- DESCRIPTION OF THE TASK
Will you output the lines between the ones holding "Recreate this image" and "line_y = [33, 660]", inclusive, exactly as they stand, and only those lines, with the pictures left out?

(Records from a dataset)
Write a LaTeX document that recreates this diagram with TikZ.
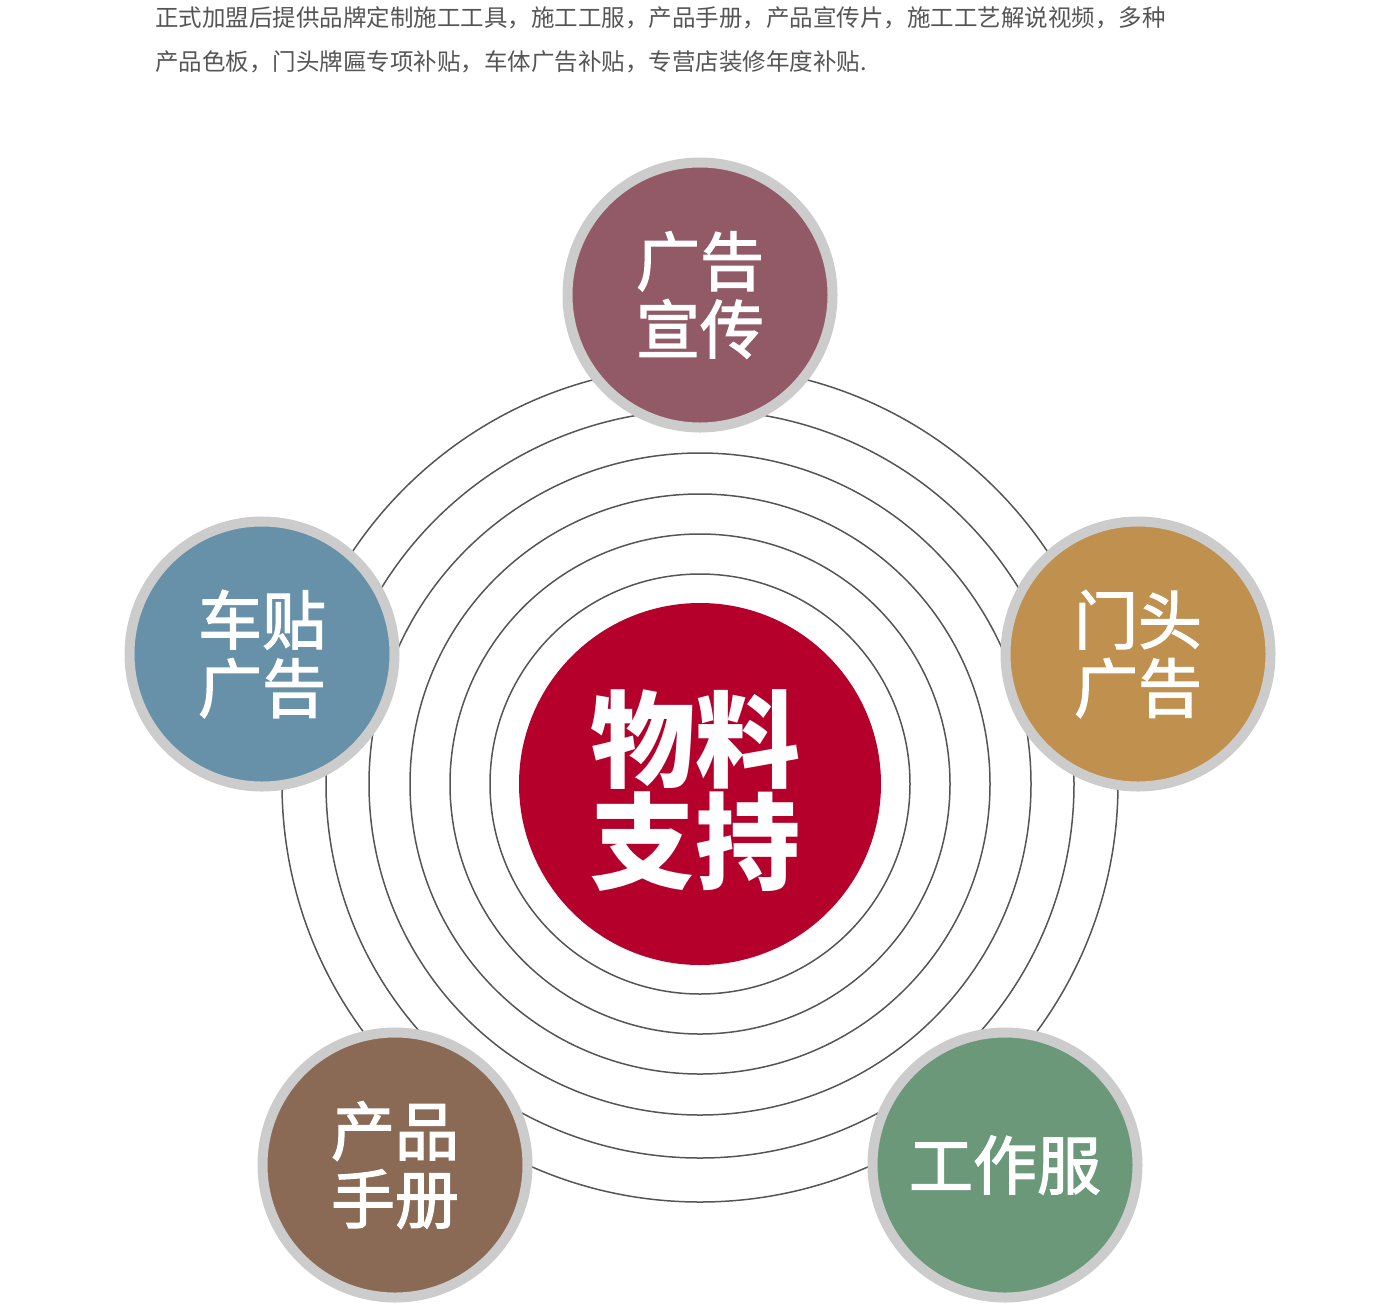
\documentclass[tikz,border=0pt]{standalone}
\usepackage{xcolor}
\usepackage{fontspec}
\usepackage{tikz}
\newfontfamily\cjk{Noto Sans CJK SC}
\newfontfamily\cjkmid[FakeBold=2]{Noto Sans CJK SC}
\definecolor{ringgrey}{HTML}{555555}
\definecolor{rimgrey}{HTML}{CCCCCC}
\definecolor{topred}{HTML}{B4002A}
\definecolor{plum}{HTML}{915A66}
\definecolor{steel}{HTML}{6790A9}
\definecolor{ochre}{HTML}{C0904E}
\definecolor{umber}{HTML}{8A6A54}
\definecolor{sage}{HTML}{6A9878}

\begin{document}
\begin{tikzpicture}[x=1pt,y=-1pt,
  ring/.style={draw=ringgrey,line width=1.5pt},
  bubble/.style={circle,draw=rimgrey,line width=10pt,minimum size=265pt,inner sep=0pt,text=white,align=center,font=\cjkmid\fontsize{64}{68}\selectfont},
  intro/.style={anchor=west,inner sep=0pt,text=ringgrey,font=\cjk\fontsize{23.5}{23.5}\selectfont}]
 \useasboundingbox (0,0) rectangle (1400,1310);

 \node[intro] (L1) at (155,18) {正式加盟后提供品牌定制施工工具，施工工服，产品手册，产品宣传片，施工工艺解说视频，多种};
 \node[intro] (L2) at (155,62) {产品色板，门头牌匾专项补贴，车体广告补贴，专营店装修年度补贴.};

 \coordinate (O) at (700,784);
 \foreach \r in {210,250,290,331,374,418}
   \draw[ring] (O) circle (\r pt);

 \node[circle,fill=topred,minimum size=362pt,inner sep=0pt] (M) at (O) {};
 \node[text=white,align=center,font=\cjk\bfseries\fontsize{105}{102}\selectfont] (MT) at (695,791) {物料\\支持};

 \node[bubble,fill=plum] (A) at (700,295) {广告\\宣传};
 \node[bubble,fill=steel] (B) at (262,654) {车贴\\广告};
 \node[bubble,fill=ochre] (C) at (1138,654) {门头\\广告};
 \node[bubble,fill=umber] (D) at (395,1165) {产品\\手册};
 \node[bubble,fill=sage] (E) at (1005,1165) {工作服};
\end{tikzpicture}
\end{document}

==

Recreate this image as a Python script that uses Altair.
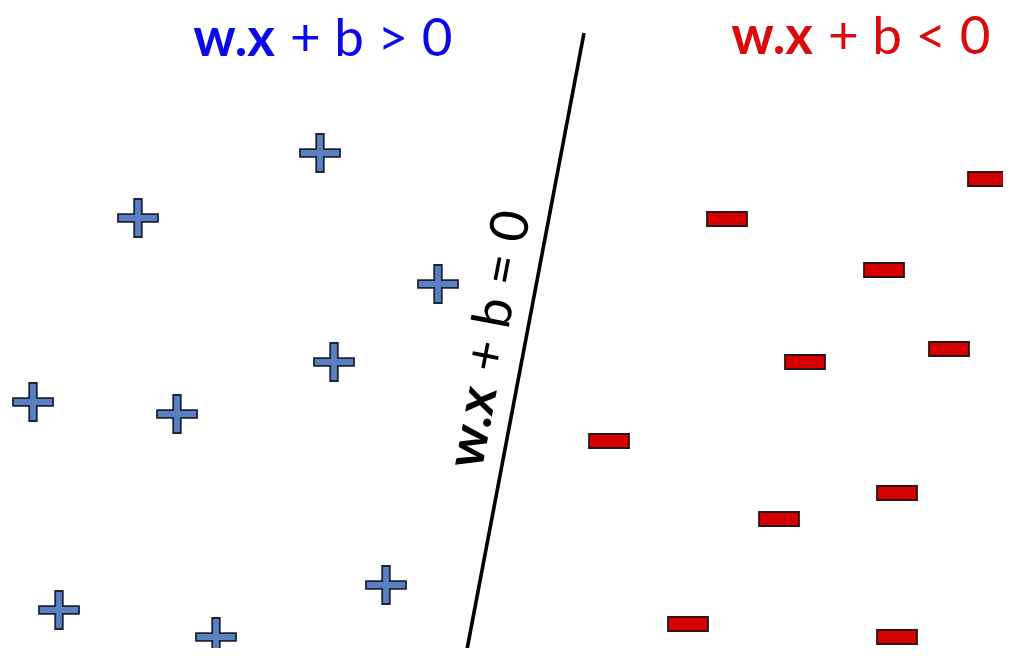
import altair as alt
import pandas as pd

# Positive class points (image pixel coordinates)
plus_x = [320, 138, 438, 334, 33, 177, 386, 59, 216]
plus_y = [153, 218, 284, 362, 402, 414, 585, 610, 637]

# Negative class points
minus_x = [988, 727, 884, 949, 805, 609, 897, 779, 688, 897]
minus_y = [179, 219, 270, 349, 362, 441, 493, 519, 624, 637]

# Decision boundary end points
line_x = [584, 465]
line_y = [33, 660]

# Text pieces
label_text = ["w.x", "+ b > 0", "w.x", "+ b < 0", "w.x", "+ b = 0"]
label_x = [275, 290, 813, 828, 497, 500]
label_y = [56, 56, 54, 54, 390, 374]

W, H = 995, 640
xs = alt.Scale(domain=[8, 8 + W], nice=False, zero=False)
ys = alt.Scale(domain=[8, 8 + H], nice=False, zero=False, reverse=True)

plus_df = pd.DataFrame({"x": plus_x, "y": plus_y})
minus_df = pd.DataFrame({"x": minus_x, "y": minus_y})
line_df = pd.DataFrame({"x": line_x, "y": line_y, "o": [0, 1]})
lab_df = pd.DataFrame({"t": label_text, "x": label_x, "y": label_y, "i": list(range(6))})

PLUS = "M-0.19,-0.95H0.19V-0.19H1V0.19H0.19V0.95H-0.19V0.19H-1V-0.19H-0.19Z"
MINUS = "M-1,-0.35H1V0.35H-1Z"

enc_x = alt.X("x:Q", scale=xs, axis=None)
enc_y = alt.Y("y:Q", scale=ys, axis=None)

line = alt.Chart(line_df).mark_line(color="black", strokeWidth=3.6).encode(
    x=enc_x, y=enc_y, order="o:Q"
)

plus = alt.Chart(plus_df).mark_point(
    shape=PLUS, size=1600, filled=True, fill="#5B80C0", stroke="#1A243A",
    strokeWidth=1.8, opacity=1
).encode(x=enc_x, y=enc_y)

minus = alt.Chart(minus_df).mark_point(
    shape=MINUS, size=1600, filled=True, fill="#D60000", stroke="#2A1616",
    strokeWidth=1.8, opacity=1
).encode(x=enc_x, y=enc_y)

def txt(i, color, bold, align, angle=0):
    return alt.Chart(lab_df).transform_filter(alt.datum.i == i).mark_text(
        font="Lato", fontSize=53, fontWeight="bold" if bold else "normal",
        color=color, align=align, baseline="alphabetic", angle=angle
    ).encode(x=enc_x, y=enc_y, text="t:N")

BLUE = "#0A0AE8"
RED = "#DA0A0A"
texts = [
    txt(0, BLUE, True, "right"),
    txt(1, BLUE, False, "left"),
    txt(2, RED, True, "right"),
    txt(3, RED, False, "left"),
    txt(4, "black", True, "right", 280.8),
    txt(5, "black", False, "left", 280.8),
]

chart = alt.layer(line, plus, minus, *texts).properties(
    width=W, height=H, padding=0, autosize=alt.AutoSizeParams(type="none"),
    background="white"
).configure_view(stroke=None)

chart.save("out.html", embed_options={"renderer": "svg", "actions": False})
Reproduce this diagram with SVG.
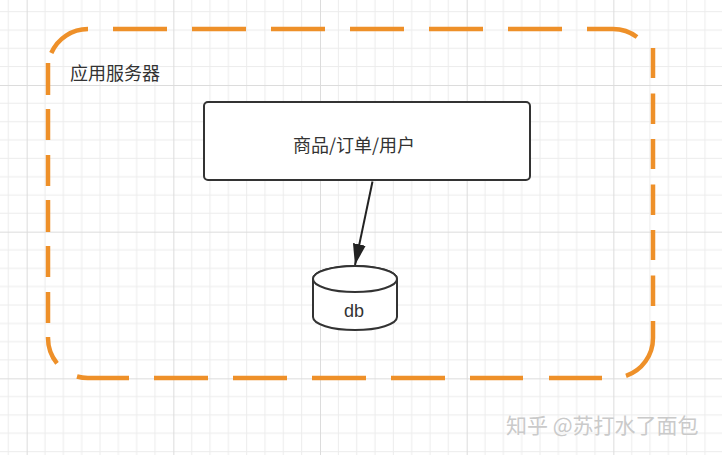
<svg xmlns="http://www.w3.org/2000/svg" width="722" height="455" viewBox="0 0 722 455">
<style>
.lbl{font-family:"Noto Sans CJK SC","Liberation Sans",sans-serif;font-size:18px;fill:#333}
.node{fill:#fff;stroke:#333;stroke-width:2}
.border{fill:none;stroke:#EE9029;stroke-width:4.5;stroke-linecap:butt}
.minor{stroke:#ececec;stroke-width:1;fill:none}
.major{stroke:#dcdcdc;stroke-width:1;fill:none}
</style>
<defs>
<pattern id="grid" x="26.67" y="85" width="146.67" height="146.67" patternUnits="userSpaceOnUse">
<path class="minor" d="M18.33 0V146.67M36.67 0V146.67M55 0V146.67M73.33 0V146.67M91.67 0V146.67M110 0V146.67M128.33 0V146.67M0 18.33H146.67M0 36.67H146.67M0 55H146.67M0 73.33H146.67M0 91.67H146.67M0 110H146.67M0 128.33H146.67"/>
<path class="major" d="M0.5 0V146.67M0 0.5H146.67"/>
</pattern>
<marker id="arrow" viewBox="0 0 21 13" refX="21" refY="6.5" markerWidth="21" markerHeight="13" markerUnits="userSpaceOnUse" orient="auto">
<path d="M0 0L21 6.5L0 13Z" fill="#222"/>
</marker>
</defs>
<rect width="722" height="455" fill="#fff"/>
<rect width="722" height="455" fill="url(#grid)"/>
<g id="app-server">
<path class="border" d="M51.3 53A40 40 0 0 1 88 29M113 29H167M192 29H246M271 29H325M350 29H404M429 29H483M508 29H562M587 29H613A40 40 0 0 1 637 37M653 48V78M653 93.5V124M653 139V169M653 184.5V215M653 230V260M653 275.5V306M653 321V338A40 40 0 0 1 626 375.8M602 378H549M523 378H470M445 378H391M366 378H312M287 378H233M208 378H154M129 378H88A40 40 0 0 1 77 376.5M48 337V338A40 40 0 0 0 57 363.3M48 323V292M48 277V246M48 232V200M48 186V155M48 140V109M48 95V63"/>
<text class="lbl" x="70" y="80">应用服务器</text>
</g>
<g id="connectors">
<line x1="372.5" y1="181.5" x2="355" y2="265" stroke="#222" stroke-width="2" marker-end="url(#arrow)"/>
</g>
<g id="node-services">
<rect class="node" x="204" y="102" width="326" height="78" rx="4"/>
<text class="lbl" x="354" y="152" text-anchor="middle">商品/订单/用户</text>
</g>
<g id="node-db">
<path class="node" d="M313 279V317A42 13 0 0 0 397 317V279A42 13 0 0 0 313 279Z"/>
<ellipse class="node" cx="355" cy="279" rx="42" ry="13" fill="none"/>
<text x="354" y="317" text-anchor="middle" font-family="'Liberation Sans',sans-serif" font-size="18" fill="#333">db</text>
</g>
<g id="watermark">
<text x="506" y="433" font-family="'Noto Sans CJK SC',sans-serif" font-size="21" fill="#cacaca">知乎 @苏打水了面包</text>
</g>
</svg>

- ANSWER FOR THE TASK
Recreate this image as a Python script that uses Altair.
import altair as alt
import pandas as pd

# Positive class points (image pixel coordinates)
plus_x = [320, 138, 438, 334, 33, 177, 386, 59, 216]
plus_y = [153, 218, 284, 362, 402, 414, 585, 610, 637]

# Negative class points
minus_x = [988, 727, 884, 949, 805, 609, 897, 779, 688, 897]
minus_y = [179, 219, 270, 349, 362, 441, 493, 519, 624, 637]

# Decision boundary end points
line_x = [584, 465]
line_y = [33, 660]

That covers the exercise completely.